The bottom line is that you can’t base channel budget splits on last click attribution. Do that and you’ll be over-egging the bottom of the funnel by a country mile, severely limiting your growth.

Instead, you really need to spend time on the Facebook numbers, look at view attribution and purchase lag as well as click, get that insight into the customer journey and try to build a more relevant attribution model based on all the channel data.

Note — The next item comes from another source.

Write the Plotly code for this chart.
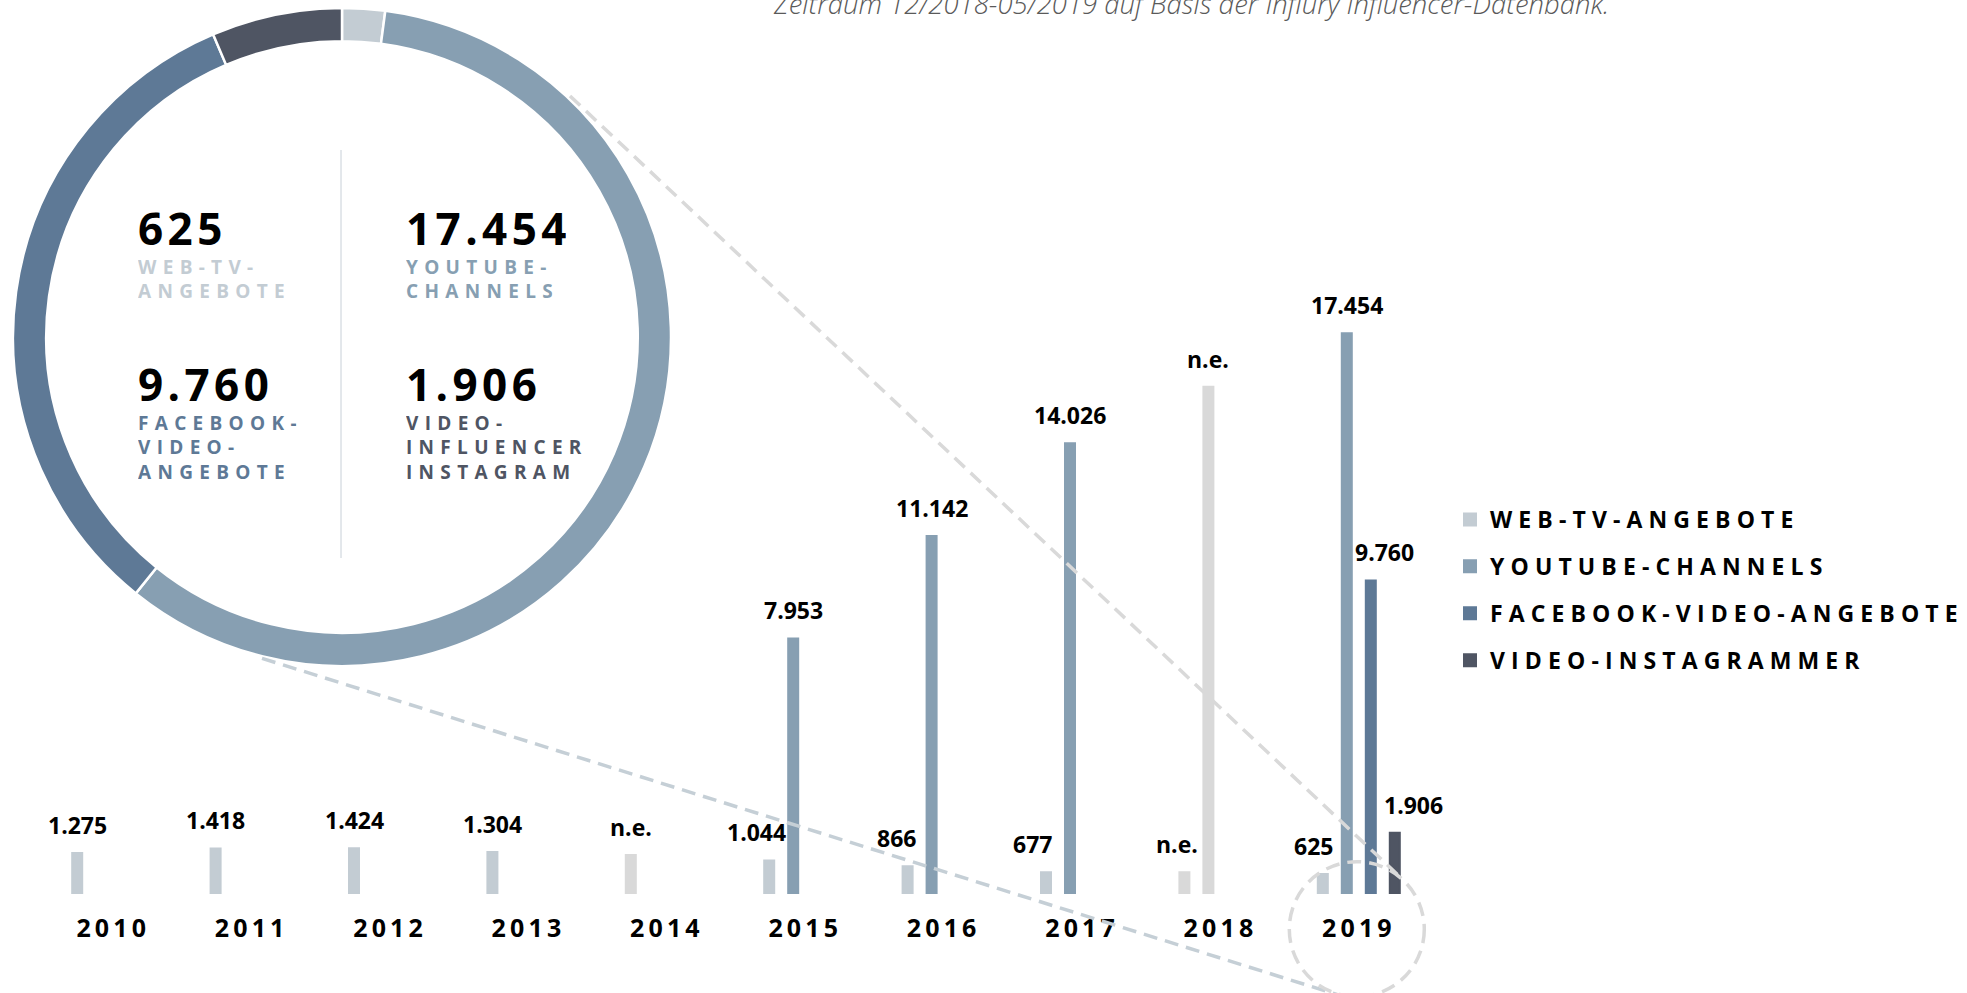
import plotly.graph_objects as go

W, H = 1967, 993

# ---------------- data ----------------
years = ["2010", "2011", "2012", "2013", "2014", "2015", "2016", "2017", "2018", "2019"]
web_tv = [1275, 1418, 1424, 1304, None, 1044, 866, 677, None, 625]
youtube = [None, None, None, None, None, 7953, 11142, 14026, None, 17454]
facebook = [None, None, None, None, None, None, None, None, None, 9760]
instagram = [None, None, None, None, None, None, None, None, None, 1906]
# grey "n.e." (nicht erhoben) placeholder bars, heights
ne_web_tv = [None, None, None, None, 1210, None, None, None, 680, None]
ne_youtube = [None, None, None, None, None, None, None, None, 15790, None]

series_names = ["WEB-TV-ANGEBOTE", "YOUTUBE-CHANNELS", "FACEBOOK-VIDEO-ANGEBOTE", "VIDEO-INSTAGRAMMER"]
donut_labels = ["WEB-TV-<br>ANGEBOTE", "YOUTUBE-<br>CHANNELS", "FACEBOOK-<br>VIDEO-<br>ANGEBOTE",
                "VIDEO-<br>INFLUENCER<br>INSTAGRAM"]
title_text = "Zeitraum 12/2018-05/2019 auf Basis der Influry Influencer-Datenbank."

# ---------------- styles ----------------
C_WEB = "#c3ccd3"
C_YT = "#879fb2"
C_FB = "#5e7996"
C_IG = "#4f5563"
C_NE = "#d9d9d9"
colors = [C_WEB, C_YT, C_FB, C_IG]
FONT = "Open Sans"

def px(x):
    return x / W

def py(y):
    return 1 - y / H

def spaced(s, sep):
    out = []
    for part in s.split("<br>"):
        out.append(sep.join(list(part)))
    return "<br>".join(out)

def fmt(v):
    return f"{v:,}".replace(",", ".")

THIN = "\u2009"
HAIR = "\u200a"

fig = go.Figure()

# ---------------- donut (2019 values) ----------------
vals_2019 = [web_tv[-1], youtube[-1], facebook[-1], instagram[-1]]
cx, cy, R = 342, 337, 329
fig.add_trace(go.Pie(
    values=vals_2019, labels=series_names, sort=False, direction="clockwise", rotation=0,
    hole=0.899, textinfo="none", hoverinfo="label+value", showlegend=False,
    marker=dict(colors=colors, line=dict(color="white", width=2.5)),
    domain=dict(x=[px(cx - R), px(cx + R)], y=[py(cy + R), py(cy - R)]),
))

# ---------------- bars ----------------
slot_px = 24.0
groups = ["g1", "g2", "g3", "g4"]
bar_series = [web_tv, youtube, facebook, instagram]
for i, (vals, name) in enumerate(zip(bar_series, series_names)):
    fig.add_trace(go.Bar(
        x=years, y=vals, name=spaced(name, THIN + HAIR), offsetgroup=groups[i],
        legendgroup=groups[i], marker=dict(color=colors[i], line=dict(width=2, color=colors[i])),
    ))
for gi, vals in [(0, ne_web_tv), (1, ne_youtube)]:
    fig.add_trace(go.Bar(
        x=years, y=vals, name="n.e.", offsetgroup=groups[gi], showlegend=False,
        marker=dict(color=C_NE, line=dict(width=2, color=C_NE)),
    ))

# ---------------- value labels ----------------
nudges = [
    [0, 0, 0, 0, 0, -13, -11, -14, -7, -9],
    [0] * 10,
    [0] * 9 + [14],
    [0] * 9 + [19],
]
annotations = []
for i, vals in enumerate(bar_series):
    ne_vals = ne_web_tv if i == 0 else (ne_youtube if i == 1 else [None] * 10)
    for j, yr in enumerate(years):
        v = vals[j]
        if v is not None:
            txt, yv = fmt(v), v
        elif ne_vals[j] is not None:
            txt, yv = "n.e.", ne_vals[j]
        else:
            continue
        annotations.append(dict(
            x=j, y=yv, xref="x", yref="y", text=txt, showarrow=False,
            xanchor="center", yanchor="bottom",
            xshift=(i - 1.5) * slot_px + nudges[i][j], yshift=10,
            font=dict(family=FONT, size=23, color="#000000", weight="bold"),
        ))

# ---------------- donut texts ----------------
big = [fmt(v) for v in vals_2019]
pos = [(136, 228, 279), (404, 228, 279), (136, 383.5, 448), (404, 383.5, 448)]
for k in range(4):
    x0, ynum, ylab = pos[k]
    n_lines = donut_labels[k].count("<br>") + 1
    annotations.append(dict(
        x=px(x0), y=py(ynum), xref="paper", yref="paper", xanchor="left", yanchor="middle",
        text=spaced(big[k], HAIR), showarrow=False, height=44, valign="middle",
        font=dict(family=FONT, size=44, color="#000000", weight="bold"),
    ))
    annotations.append(dict(
        x=px(x0), y=py(ylab), xref="paper", yref="paper", xanchor="left", yanchor="middle",
        text=spaced(donut_labels[k], THIN + THIN), showarrow=False, align="left",
        height=n_lines * 25 + 2, valign="middle",
        font=dict(family=FONT, size=19, color=colors[k], weight="bold"),
    ))

# ---------------- title (cut at the top, as in the original) ----------------
annotations.append(dict(
    x=px(771), y=py(24), xref="paper", yref="paper", xanchor="left", yanchor="bottom",
    text=title_text, showarrow=False,
    font=dict(family=FONT, size=27.5, color="#5a5a5a", style="italic", weight=300),
))

# ---------------- decorative shapes ----------------
DASH = "14px,8px"
shapes = [
    dict(type="line", xref="paper", yref="paper", x0=px(341), x1=px(341), y0=py(150), y1=py(558),
         line=dict(color="#c8d0d8", width=1), layer="above"),
    dict(type="line", xref="paper", yref="paper", x0=px(570), y0=py(96), x1=px(1398), y1=py(875),
         line=dict(color="#d9d9d9", width=3.5, dash=DASH), layer="above"),
    dict(type="line", xref="paper", yref="paper", x0=px(262), y0=py(658.3), x1=px(1350), y1=py(998.6),
         line=dict(color="#c5cfd6", width=3.5, dash=DASH), layer="above"),
    dict(type="circle", xref="paper", yref="paper", x0=px(1289.3), x1=px(1424.3), y0=py(861.7), y1=py(996.7),
         line=dict(color="#d9d9d9", width=3.5, dash=DASH), layer="above"),
]

baseline = 894
px_per_unit = 0.03213
fig.update_layout(
    width=W, height=H, margin=dict(l=0, r=0, t=0, b=0),
    paper_bgcolor="white", plot_bgcolor="white",
    barmode="group", bargap=0.3064, bargroupgap=0.583,
    xaxis=dict(type="category", range=[-0.5, 9.5], domain=[px(44), px(1428)],
               showgrid=False, zeroline=False, showline=False, ticks="",
               tickvals=years, ticktext=[spaced(y, THIN) for y in years],
               tickfont=dict(family=FONT, size=25, color="#000000", weight="bold"),
               ticklabelstandoff=17, ticklabelshift=-2),
    yaxis=dict(visible=False, range=[0, baseline / px_per_unit], domain=[py(baseline), 1],
               showgrid=False, zeroline=False),
    legend=dict(x=px(1450), y=py(498), xanchor="left", yanchor="top", orientation="v",
                font=dict(family=FONT, size=23, color="#000000", weight="bold"),
                tracegroupgap=14, bgcolor="rgba(0,0,0,0)", itemclick=False),
    annotations=annotations, shapes=shapes,
    font=dict(family=FONT),
)

fig.write_html("out.html", config={"displayModeBar": False},
               post_script="document.body.style.margin='0px';")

As with any promotion, to properly capitalise you need the PPC, SEO and UX prepared and organised on the same theme as the awareness raising Facebook campaigns you use. It all goes hand in hand, and arguing about which channel performs best becomes less important when this mix is broadly right for your customer journey and the conversions start coming. Instead, working on top notch creative and engaging messaging that’s consistent and relevant to your audience, across each channel becomes much more valuable.

Summary

I find myself forced out of my comfortable world of specific search demand numbers, precise click through rates and channel numbers, and thinking much more about the humans seeing the ads, considering the message, the creative catching their eye as they browse their newsfeed, getting interested, weighing the decision to buy, if the brand speaks to them, if they’re on the train, or browsing their mobile while monitoring a toddler, or at work on their desktop planning how to spend their cash when payday arrives next week.

It’s so much messier than down at the bottom of the funnel – but it’s also much more representative of the true complexity of the real customer journey to purchase.